__Directive__: Repeat, exactly and in full, the lines of the listing below, but without any pictures.

__Source excerpt__:

>>>>

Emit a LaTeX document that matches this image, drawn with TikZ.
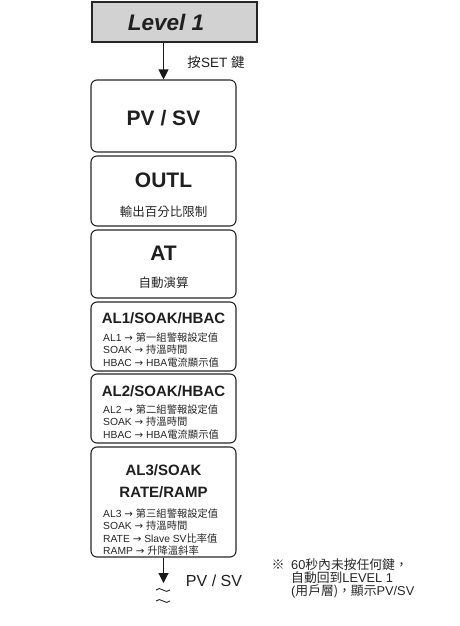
\documentclass[tikz,border=0pt]{standalone}
\usepackage{fontspec}
\setmainfont{Liberation Sans}
\newfontfamily\cjk{Noto Sans CJK TC}
\newfontfamily\sym{DejaVu Sans}
\newcommand{\toarr}{{\sym →}}
\usetikzlibrary{arrows.meta,positioning}

\begin{document}
\begin{tikzpicture}[x=1pt,y=-1pt,>={Triangle[length=10pt,width=10pt]},
  menubox/.style={draw=black!85,rounded corners=6pt,line width=1.1pt,minimum width=145pt,inner sep=0pt},
  bigtitle/.style={font=\bfseries\fontsize{21}{21}\selectfont,text=black!88},
  smalltitle/.style={font=\bfseries\fontsize{15}{22}\selectfont,text=black!88,align=center},
  subtext/.style={font=\cjk\fontsize{12.5}{14}\selectfont,text=black!85},
  detail/.style={font=\fontsize{10.3}{12.6}\selectfont,text=black!85,align=left,anchor=west,inner sep=0pt},
  flow/.style={->,line width=1.1pt,draw=black!90}]
 \useasboundingbox (0,0) rectangle (460,626);
 % --- level header ---
 \node[draw=black!85,fill=gray!35,line width=1.5pt,minimum width=165pt,minimum height=40pt] (lvl) at (174.5,22) {};
 \node[font=\bfseries\itshape\fontsize{22.5}{22}\selectfont,text=black!88] (lvltxt) at (166,22) {Level 1};
 % --- menu boxes ---
 \node[menubox,minimum height=72pt] (pv) at (163.5,116) {};
 \node[menubox,minimum height=70pt] (outl) at (163.5,191) {};
 \node[menubox,minimum height=68pt] (at) at (163.5,264) {};
 \node[menubox,minimum height=69pt] (alone) at (163.5,336.5) {};
 \node[menubox,minimum height=69pt] (altwo) at (163.5,408.5) {};
 \node[menubox,minimum height=110pt] (althree) at (163.5,502) {};
 % --- texts ---
 \node[bigtitle] (pvtxt) at (163.5,118) {PV / SV};
 \node[bigtitle] (outltxt) at (163.5,180) {OUTL};
 \node[subtext] (outlsub) at (163.5,212) {輸出百分比限制};
 \node[bigtitle] (attxt) at (163.5,253) {AT};
 \node[subtext] (atsub) at (163.5,283) {自動演算};
 \node[smalltitle] (alonetxt) at (163.5,318) {AL1/SOAK/HBAC};
 \node[detail] (alonedet) at (103,350) {AL1 \toarr{} {\cjk 第一組警報設定值}\\SOAK \toarr{} {\cjk 持溫時間}\\HBAC \toarr{} HBA{\cjk 電流顯示值}};
 \node[smalltitle] (altwotxt) at (163.5,391) {AL2/SOAK/HBAC};
 \node[detail] (altwodet) at (103,422) {AL2 \toarr{} {\cjk 第二組警報設定值}\\SOAK \toarr{} {\cjk 持溫時間}\\HBAC \toarr{} HBA{\cjk 電流顯示值}};
 \node[smalltitle] (althreetxt) at (163.5,481) {AL3/SOAK\\RATE/RAMP};
 \node[detail] (althreedet) at (103,532) {AL3 \toarr{} {\cjk 第三組警報設定值}\\SOAK \toarr{} {\cjk 持溫時間}\\RATE \toarr{} Slave SV{\cjk 比率值}\\RAMP \toarr{} {\cjk 升降溫斜率}};
 % --- arrows ---
 \draw[flow] (lvl.south -| pv.north) -- (pv.north);
 \node[font=\fontsize{13.5}{14}\selectfont,text=black!88] (setkey) at (216,62) {{\cjk 按}SET {\cjk 鍵}};
 \coordinate (tail) at (163.5,583);
 \draw[flow] (althree) -- (tail);
 \node[font=\fontsize{16}{16}\selectfont,text=black!88] (backpv) at (214,581) {PV / SV};
 \foreach \y in {590,601}
   \draw[line width=0.9pt,black!85] (156,\y) .. controls (160,{\y-5}) and (166,{\y+5}) .. (170,\y);
 % --- note ---
 \node[font=\cjk\fontsize{13}{13}\selectfont,text=black!85] (mark) at (278,565) {※};
 \node[font=\fontsize{12.8}{13}\selectfont,text=black!85,align=left,anchor=north west,inner sep=0pt] (note) at (291,558) {60{\cjk 秒內未按任何鍵，}\\{\cjk 自動回到}LEVEL 1\\({\cjk 用戶層)，顯示}PV/SV};
\end{tikzpicture}
\end{document}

<<<<

__Result__:
Emit a LaTeX document that matches this image, drawn with TikZ.
\documentclass[tikz,border=0pt]{standalone}
\usepackage{fontspec}
\setmainfont{Liberation Sans}
\newfontfamily\cjk{Noto Sans CJK TC}
\newfontfamily\sym{DejaVu Sans}
\newcommand{\toarr}{{\sym →}}
\usetikzlibrary{arrows.meta,positioning}

\begin{document}
\begin{tikzpicture}[x=1pt,y=-1pt,>={Triangle[length=10pt,width=10pt]},
  menubox/.style={draw=black!85,rounded corners=6pt,line width=1.1pt,minimum width=145pt,inner sep=0pt},
  bigtitle/.style={font=\bfseries\fontsize{21}{21}\selectfont,text=black!88},
  smalltitle/.style={font=\bfseries\fontsize{15}{22}\selectfont,text=black!88,align=center},
  subtext/.style={font=\cjk\fontsize{12.5}{14}\selectfont,text=black!85},
  detail/.style={font=\fontsize{10.3}{12.6}\selectfont,text=black!85,align=left,anchor=west,inner sep=0pt},
  flow/.style={->,line width=1.1pt,draw=black!90}]
 \useasboundingbox (0,0) rectangle (460,626);
 % --- level header ---
 \node[draw=black!85,fill=gray!35,line width=1.5pt,minimum width=165pt,minimum height=40pt] (lvl) at (174.5,22) {};
 \node[font=\bfseries\itshape\fontsize{22.5}{22}\selectfont,text=black!88] (lvltxt) at (166,22) {Level 1};
 % --- menu boxes ---
 \node[menubox,minimum height=72pt] (pv) at (163.5,116) {};
 \node[menubox,minimum height=70pt] (outl) at (163.5,191) {};
 \node[menubox,minimum height=68pt] (at) at (163.5,264) {};
 \node[menubox,minimum height=69pt] (alone) at (163.5,336.5) {};
 \node[menubox,minimum height=69pt] (altwo) at (163.5,408.5) {};
 \node[menubox,minimum height=110pt] (althree) at (163.5,502) {};
 % --- texts ---
 \node[bigtitle] (pvtxt) at (163.5,118) {PV / SV};
 \node[bigtitle] (outltxt) at (163.5,180) {OUTL};
 \node[subtext] (outlsub) at (163.5,212) {輸出百分比限制};
 \node[bigtitle] (attxt) at (163.5,253) {AT};
 \node[subtext] (atsub) at (163.5,283) {自動演算};
 \node[smalltitle] (alonetxt) at (163.5,318) {AL1/SOAK/HBAC};
 \node[detail] (alonedet) at (103,350) {AL1 \toarr{} {\cjk 第一組警報設定值}\\SOAK \toarr{} {\cjk 持溫時間}\\HBAC \toarr{} HBA{\cjk 電流顯示值}};
 \node[smalltitle] (altwotxt) at (163.5,391) {AL2/SOAK/HBAC};
 \node[detail] (altwodet) at (103,422) {AL2 \toarr{} {\cjk 第二組警報設定值}\\SOAK \toarr{} {\cjk 持溫時間}\\HBAC \toarr{} HBA{\cjk 電流顯示值}};
 \node[smalltitle] (althreetxt) at (163.5,481) {AL3/SOAK\\RATE/RAMP};
 \node[detail] (althreedet) at (103,532) {AL3 \toarr{} {\cjk 第三組警報設定值}\\SOAK \toarr{} {\cjk 持溫時間}\\RATE \toarr{} Slave SV{\cjk 比率值}\\RAMP \toarr{} {\cjk 升降溫斜率}};
 % --- arrows ---
 \draw[flow] (lvl.south -| pv.north) -- (pv.north);
 \node[font=\fontsize{13.5}{14}\selectfont,text=black!88] (setkey) at (216,62) {{\cjk 按}SET {\cjk 鍵}};
 \coordinate (tail) at (163.5,583);
 \draw[flow] (althree) -- (tail);
 \node[font=\fontsize{16}{16}\selectfont,text=black!88] (backpv) at (214,581) {PV / SV};
 \foreach \y in {590,601}
   \draw[line width=0.9pt,black!85] (156,\y) .. controls (160,{\y-5}) and (166,{\y+5}) .. (170,\y);
 % --- note ---
 \node[font=\cjk\fontsize{13}{13}\selectfont,text=black!85] (mark) at (278,565) {※};
 \node[font=\fontsize{12.8}{13}\selectfont,text=black!85,align=left,anchor=north west,inner sep=0pt] (note) at (291,558) {60{\cjk 秒內未按任何鍵，}\\{\cjk 自動回到}LEVEL 1\\({\cjk 用戶層)，顯示}PV/SV};
\end{tikzpicture}
\end{document}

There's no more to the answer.